- Australia / Pakistan
- Dates: 6 December 2023 – 7 January 2024
- Captains: Pat Cummins / Shan Masood

Test series
- Result: Australia won the 3-match series 3–0
- Most runs: Mitchell Marsh (344) / Mohammad Rizwan (193)
- Most wickets: Pat Cummins (19) / Aamir Jamal (18)
- Player of the series: Pat Cummins (Aus)

= Pakistani cricket team in Australia in 2023–24 =

International cricket tour

The Pakistan national cricket team toured Australia in December 2023 and January 2024 to play three Test matches. The teams contested the Benaud–Qadir Trophy and the series was a part of the 2023–2025 ICC World Test Championship.

== Controversies ==
In December 2023, Australian cricketer Usman Khawaja apparently attempted to appeal to the international community by including the slogan "All lives are equal" in his pair of shoes during Australia's first test match of the series. He made the decision to showcase the solidarity with the citizens of Palestine who are being killed by Israeli forces although he did not intend any political messages directing towards a particular party. His social messages "All lives are equal" and "Freedom is a human right" were understood by both Cricket Australia (CA) and International Cricket Council (ICC) to be political and both organizations banned Khawaja from using such slogans.

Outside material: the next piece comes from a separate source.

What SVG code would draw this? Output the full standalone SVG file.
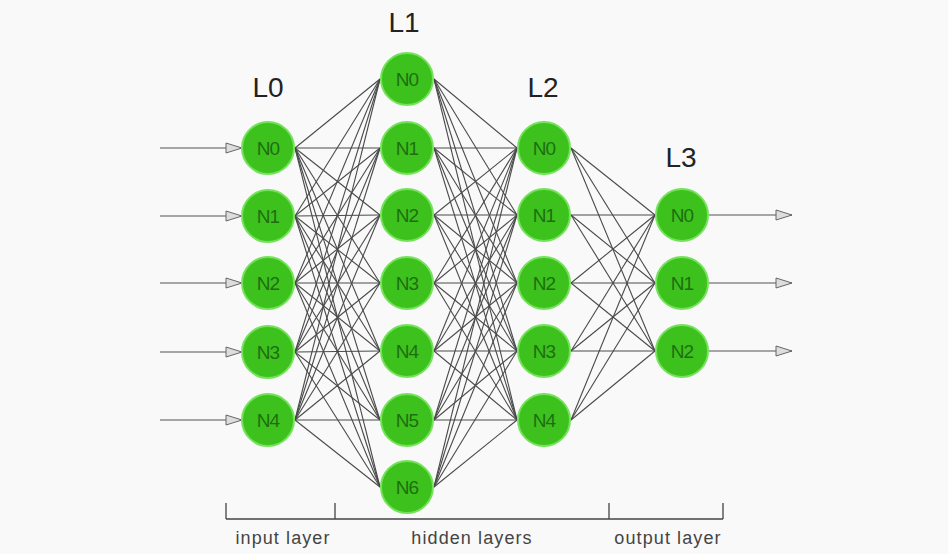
<svg xmlns="http://www.w3.org/2000/svg" width="948" height="554" viewBox="0 0 948 554">
<style>
.bg{fill:#f9f9f9}
.e line{stroke:#4a4a4a;stroke-width:1.1}
.io{stroke:#555;stroke-width:1.2;fill:none}
.n circle{fill:#3dc21d;stroke:#74e25a;stroke-width:2}
.n text{font-family:"Liberation Sans",Arial,sans-serif;font-size:19px;letter-spacing:-1px;fill:#1f6e12;text-anchor:middle;dominant-baseline:central}
.lt{font-family:"Liberation Sans",Arial,sans-serif;font-size:28px;fill:#222;text-anchor:middle}
.ax{stroke:#444;stroke-width:1.3;fill:none}
.at{font-family:"Liberation Sans",Arial,sans-serif;font-size:18px;letter-spacing:1.1px;fill:#444;text-anchor:middle}
</style>
<defs>
<marker id="ah" markerUnits="userSpaceOnUse" markerWidth="18" markerHeight="12" refX="17" refY="6" orient="auto">
<path d="M1,1 L17,6 L1,11 Z" fill="#ddd" stroke="#666" stroke-width="1"/>
</marker>
</defs>
<rect class="bg" x="0" y="0" width="948" height="554"/>
<g id="connectors" class="e">
<line x1="295" y1="148" x2="380" y2="79"/><line x1="295" y1="148" x2="380" y2="148"/><line x1="295" y1="148" x2="380" y2="215"/><line x1="295" y1="148" x2="380" y2="283"/><line x1="295" y1="148" x2="380" y2="351"/><line x1="295" y1="148" x2="380" y2="420"/><line x1="295" y1="148" x2="380" y2="487"/>
<line x1="295" y1="216" x2="380" y2="79"/><line x1="295" y1="216" x2="380" y2="148"/><line x1="295" y1="216" x2="380" y2="215"/><line x1="295" y1="216" x2="380" y2="283"/><line x1="295" y1="216" x2="380" y2="351"/><line x1="295" y1="216" x2="380" y2="420"/><line x1="295" y1="216" x2="380" y2="487"/>
<line x1="295" y1="283" x2="380" y2="79"/><line x1="295" y1="283" x2="380" y2="148"/><line x1="295" y1="283" x2="380" y2="215"/><line x1="295" y1="283" x2="380" y2="283"/><line x1="295" y1="283" x2="380" y2="351"/><line x1="295" y1="283" x2="380" y2="420"/><line x1="295" y1="283" x2="380" y2="487"/>
<line x1="295" y1="352" x2="380" y2="79"/><line x1="295" y1="352" x2="380" y2="148"/><line x1="295" y1="352" x2="380" y2="215"/><line x1="295" y1="352" x2="380" y2="283"/><line x1="295" y1="352" x2="380" y2="351"/><line x1="295" y1="352" x2="380" y2="420"/><line x1="295" y1="352" x2="380" y2="487"/>
<line x1="295" y1="420" x2="380" y2="79"/><line x1="295" y1="420" x2="380" y2="148"/><line x1="295" y1="420" x2="380" y2="215"/><line x1="295" y1="420" x2="380" y2="283"/><line x1="295" y1="420" x2="380" y2="351"/><line x1="295" y1="420" x2="380" y2="420"/><line x1="295" y1="420" x2="380" y2="487"/>
<line x1="434" y1="79" x2="517" y2="148"/><line x1="434" y1="79" x2="517" y2="215"/><line x1="434" y1="79" x2="517" y2="283"/><line x1="434" y1="79" x2="517" y2="351"/><line x1="434" y1="79" x2="517" y2="420"/>
<line x1="434" y1="148" x2="517" y2="148"/><line x1="434" y1="148" x2="517" y2="215"/><line x1="434" y1="148" x2="517" y2="283"/><line x1="434" y1="148" x2="517" y2="351"/><line x1="434" y1="148" x2="517" y2="420"/>
<line x1="434" y1="215" x2="517" y2="148"/><line x1="434" y1="215" x2="517" y2="215"/><line x1="434" y1="215" x2="517" y2="283"/><line x1="434" y1="215" x2="517" y2="351"/><line x1="434" y1="215" x2="517" y2="420"/>
<line x1="434" y1="283" x2="517" y2="148"/><line x1="434" y1="283" x2="517" y2="215"/><line x1="434" y1="283" x2="517" y2="283"/><line x1="434" y1="283" x2="517" y2="351"/><line x1="434" y1="283" x2="517" y2="420"/>
<line x1="434" y1="351" x2="517" y2="148"/><line x1="434" y1="351" x2="517" y2="215"/><line x1="434" y1="351" x2="517" y2="283"/><line x1="434" y1="351" x2="517" y2="351"/><line x1="434" y1="351" x2="517" y2="420"/>
<line x1="434" y1="420" x2="517" y2="148"/><line x1="434" y1="420" x2="517" y2="215"/><line x1="434" y1="420" x2="517" y2="283"/><line x1="434" y1="420" x2="517" y2="351"/><line x1="434" y1="420" x2="517" y2="420"/>
<line x1="434" y1="487" x2="517" y2="148"/><line x1="434" y1="487" x2="517" y2="215"/><line x1="434" y1="487" x2="517" y2="283"/><line x1="434" y1="487" x2="517" y2="351"/><line x1="434" y1="487" x2="517" y2="420"/>
<line x1="571" y1="148" x2="655" y2="215"/><line x1="571" y1="148" x2="655" y2="283"/><line x1="571" y1="148" x2="655" y2="351"/>
<line x1="571" y1="215" x2="655" y2="215"/><line x1="571" y1="215" x2="655" y2="283"/><line x1="571" y1="215" x2="655" y2="351"/>
<line x1="571" y1="283" x2="655" y2="215"/><line x1="571" y1="283" x2="655" y2="283"/><line x1="571" y1="283" x2="655" y2="351"/>
<line x1="571" y1="351" x2="655" y2="215"/><line x1="571" y1="351" x2="655" y2="283"/><line x1="571" y1="351" x2="655" y2="351"/>
<line x1="571" y1="420" x2="655" y2="215"/><line x1="571" y1="420" x2="655" y2="283"/><line x1="571" y1="420" x2="655" y2="351"/>
<path class="io" marker-end="url(#ah)" d="M160,148 L242,148"/>
<path class="io" marker-end="url(#ah)" d="M160,216 L242,216"/>
<path class="io" marker-end="url(#ah)" d="M160,283 L242,283"/>
<path class="io" marker-end="url(#ah)" d="M160,352 L242,352"/>
<path class="io" marker-end="url(#ah)" d="M160,420 L242,420"/>
<path class="io" marker-end="url(#ah)" d="M709,215 L792,215"/>
<path class="io" marker-end="url(#ah)" d="M709,283 L792,283"/>
<path class="io" marker-end="url(#ah)" d="M709,351 L792,351"/>
</g>
<g id="L0">
<text class="lt" x="268" y="97">L0</text>
<g id="L0N0" class="n"><circle cx="268" cy="148" r="26"/><text x="268" y="148">N0</text></g>
<g id="L0N1" class="n"><circle cx="268" cy="216" r="26"/><text x="268" y="216">N1</text></g>
<g id="L0N2" class="n"><circle cx="268" cy="283" r="26"/><text x="268" y="283">N2</text></g>
<g id="L0N3" class="n"><circle cx="268" cy="352" r="26"/><text x="268" y="352">N3</text></g>
<g id="L0N4" class="n"><circle cx="268" cy="420" r="26"/><text x="268" y="420">N4</text></g>
</g>
<g id="L1">
<text class="lt" x="404" y="32">L1</text>
<g id="L1N0" class="n"><circle cx="407" cy="79" r="26"/><text x="407" y="79">N0</text></g>
<g id="L1N1" class="n"><circle cx="407" cy="148" r="26"/><text x="407" y="148">N1</text></g>
<g id="L1N2" class="n"><circle cx="407" cy="215" r="26"/><text x="407" y="215">N2</text></g>
<g id="L1N3" class="n"><circle cx="407" cy="283" r="26"/><text x="407" y="283">N3</text></g>
<g id="L1N4" class="n"><circle cx="407" cy="351" r="26"/><text x="407" y="351">N4</text></g>
<g id="L1N5" class="n"><circle cx="407" cy="420" r="26"/><text x="407" y="420">N5</text></g>
<g id="L1N6" class="n"><circle cx="407" cy="487" r="26"/><text x="407" y="487">N6</text></g>
</g>
<g id="L2">
<text class="lt" x="543" y="97">L2</text>
<g id="L2N0" class="n"><circle cx="544" cy="148" r="26"/><text x="544" y="148">N0</text></g>
<g id="L2N1" class="n"><circle cx="544" cy="215" r="26"/><text x="544" y="215">N1</text></g>
<g id="L2N2" class="n"><circle cx="544" cy="283" r="26"/><text x="544" y="283">N2</text></g>
<g id="L2N3" class="n"><circle cx="544" cy="351" r="26"/><text x="544" y="351">N3</text></g>
<g id="L2N4" class="n"><circle cx="544" cy="420" r="26"/><text x="544" y="420">N4</text></g>
</g>
<g id="L3">
<text class="lt" x="681" y="167">L3</text>
<g id="L3N0" class="n"><circle cx="682" cy="215" r="26"/><text x="682" y="215">N0</text></g>
<g id="L3N1" class="n"><circle cx="682" cy="283" r="26"/><text x="682" y="283">N1</text></g>
<g id="L3N2" class="n"><circle cx="682" cy="351" r="26"/><text x="682" y="351">N2</text></g>
</g>
<g id="axis">
<path class="ax" d="M226,519 L723,519 M226,503 L226,519 M335,503 L335,519 M609,503 L609,519 M723,503 L723,519"/>
<text class="at" x="283" y="544">input layer</text>
<text class="at" x="472" y="544">hidden layers</text>
<text class="at" x="668" y="544">output layer</text>
</g>
</svg>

Khawaja also wore black armbands during the first test match against Pakistan at Perth which drew sharp criticism from the ICC which eventually reprimanded him for wearing black armbands by ruling out that it breached the clothing and equipment regulations of the body. Khawaja insisted that he wore black armband for his personal bereavement and does not lean with the sentiments towards Gaza. Khawaja also revealed that he would challenge the ICC charges regarding the wearing of black armbands but promised that he would not wear them for the Boxing Day test match at Melbourne against Pakistan.

In December 2023, Pakistani fast bowler Haris Rauf made himself unavailable for this series, due to his partaking in the Big Bash League, which triggered the PCB to hold a hearing. The hearing resulted in the termination of his central contract. PCB also decided for Rauf to not be granted an NOC to play in overseas leagues till June 30, 2024. During this time, the PCB chairman was Zaka Ashraf.

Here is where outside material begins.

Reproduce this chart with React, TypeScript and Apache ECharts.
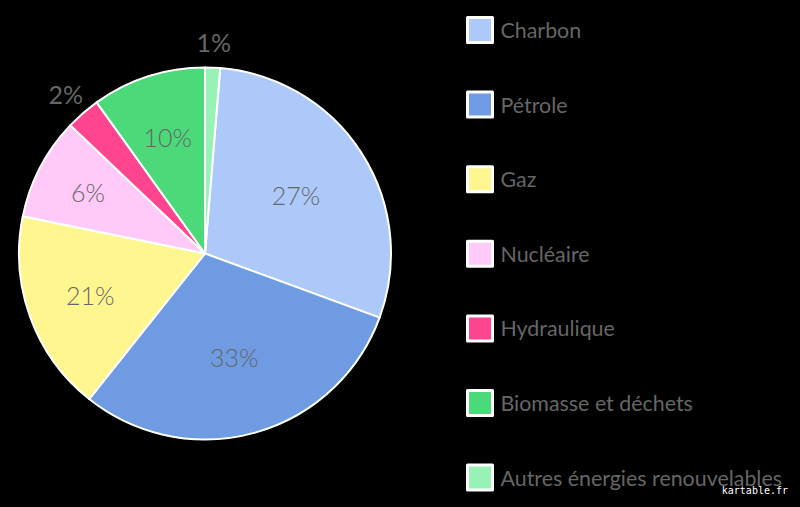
import React, { useEffect, useRef } from "react";
import * as echarts from "echarts";

// Energy sources (legend order = clockwise order of the slices)
const categories = [
  "Charbon",
  "Pétrole",
  "Gaz",
  "Nucléaire",
  "Hydraulique",
  "Biomasse et déchets",
  "Autres énergies renouvelables",
];
// Slice sizes as drawn in the picture (angular share, %)
const sliceShares = [29.3, 30.1, 17.5, 8.9, 3.0, 9.9, 1.3];
// Percent labels printed on the slices
const labelTexts = ["27%", "33%", "21%", "6%", "2%", "10%", "1%"];
const colors = ["#adc9fa", "#6e9be2", "#fff690", "#ffcaf7", "#ff4590", "#4bd97a", "#99f2b5"];

const FONT = "Lato";
const R = 186;

export default function App() {
  const ref = useRef<HTMLDivElement>(null);
  useEffect(() => {
    if (!ref.current) return;
    const chart = echarts.init(ref.current, undefined, { renderer: "svg" });
    const total = sliceShares.reduce((a, b) => a + b, 0);
    const startAngle = 90 - (sliceShares[sliceShares.length - 1] / total) * 360;
    const data = categories.map((name, i) => ({
      name,
      value: sliceShares[i],
      itemStyle: { color: colors[i] },
    }));
    const ghost = (mid: number, shown: string[], weight: number | string) => ({
      type: "pie",
      silent: true,
      center: [205, 253.5],
      radius: [0, mid * 2],
      startAngle,
      clockwise: true,
      avoidLabelOverlap: false,
      labelLine: { show: false },
      emphasis: { disabled: true },
      itemStyle: { color: "transparent", borderWidth: 0 },
      data: categories.map((name, i) => ({
        name,
        value: sliceShares[i],
        itemStyle: { color: "transparent", borderWidth: 0 },
        label: { show: shown.includes(name) },
      })),
      label: {
        show: true,
        position: "inside",
        formatter: (p: any) => labelTexts[p.dataIndex],
        color: "#666",
        fontFamily: FONT,
        fontWeight: weight,
        fontSize: 25,
      },
    });
    chart.setOption({
      animation: false,
      backgroundColor: "#000",
      legend: {
        orient: "vertical",
        left: 466,
        top: 16,
        height: 500,
        padding: 0,
        itemWidth: 25,
        itemHeight: 25,
        itemGap: 46.6,
        icon: "rect",
        selectedMode: false,
        data: categories,
        itemStyle: { borderColor: "#fff", borderWidth: 3 },
        textStyle: {
          color: "#666",
          fontFamily: FONT,
          fontSize: 21.4,
          padding: [0, 0, 0, 3],
        },
      },
      graphic: [
        {
          type: "text",
          right: 12,
          top: 485,
          style: {
            text: "kartable.fr",
            fill: "#fff",
            font: '10px "DejaVu Sans Mono"',
          },
        },
      ],
      series: [
        {
          type: "pie",
          center: [205, 253.5],
          radius: [0, R],
          startAngle,
          clockwise: true,
          label: { show: false },
          labelLine: { show: false },
          emphasis: { disabled: true },
          itemStyle: { borderColor: "#fff", borderWidth: 2 },
          data,
        },
        ghost(105, ["Charbon", "Pétrole"], 300),
        ghost(119, ["Gaz", "Biomasse et déchets"], 300),
        ghost(129, ["Nucléaire"], 300),
        ghost(209, ["Hydraulique", "Autres énergies renouvelables"], "normal"),
      ],
    });
    return () => chart.dispose();
  }, []);
  return (
    <div
      ref={ref}
      style={{ position: "absolute", left: 0, top: 0, width: 800, height: 507 }}
    />
  );
}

However, it is worth noting that Mohsin Naqvi did reinstate his central contract once according to Naqvi, "wrote to us (the PCB) very nicely."

==Squads==

| Australia | Pakistan |
|---|---|
| Pat Cummins (c); Travis Head (vc); Steve Smith (vc); Scott Boland; Alex Carey (wk); Cameron Green; Josh Hazlewood; Usman Khawaja; Marnus Labuschagne; Nathan Lyon; Mitchell Marsh; Lance Morris; Mitchell Starc; David Warner; | Shan Masood (c); Shaheen Afridi (vc); Salman Ali Agha; Abrar Ahmed; Sarfaraz Ahmed (wk); Hasan Ali; Noman Ali; Faheem Ashraf; Saim Ayub; Babar Azam; Mir Hamza; Imam-ul-Haq; Aamir Jamal; Sajid Khan; Mohammad Rizwan (wk); Mohammad Nawaz; Abdullah Shafique; Khurram Shahzad; Saud Shakeel; Mohammad Wasim Jr.; |

On 10 December 2023, Sajid Khan was added to Pakistan's squad as cover for unfit Abrar Ahmed.

On 13 December 2023, Travis Head and Steve Smith were named joint-vice-captains of Australia.

On 21 December 2023, Pakistan's Khurram Shahzad was ruled out of the last two tests due to rib stress fracture and abdominal muscle tear suffered during the first Test.

On 23 December 2023, Pakistan's Noman Ali was ruled out of the last two tests due to acute appendicitis, with Mohammad Nawaz named as replacement.

==Tour matches==
===Victoria XI vs Pakistan===
This match wasn't part of the original schedule and was added later at Pakistan's request. It was not a first-class match.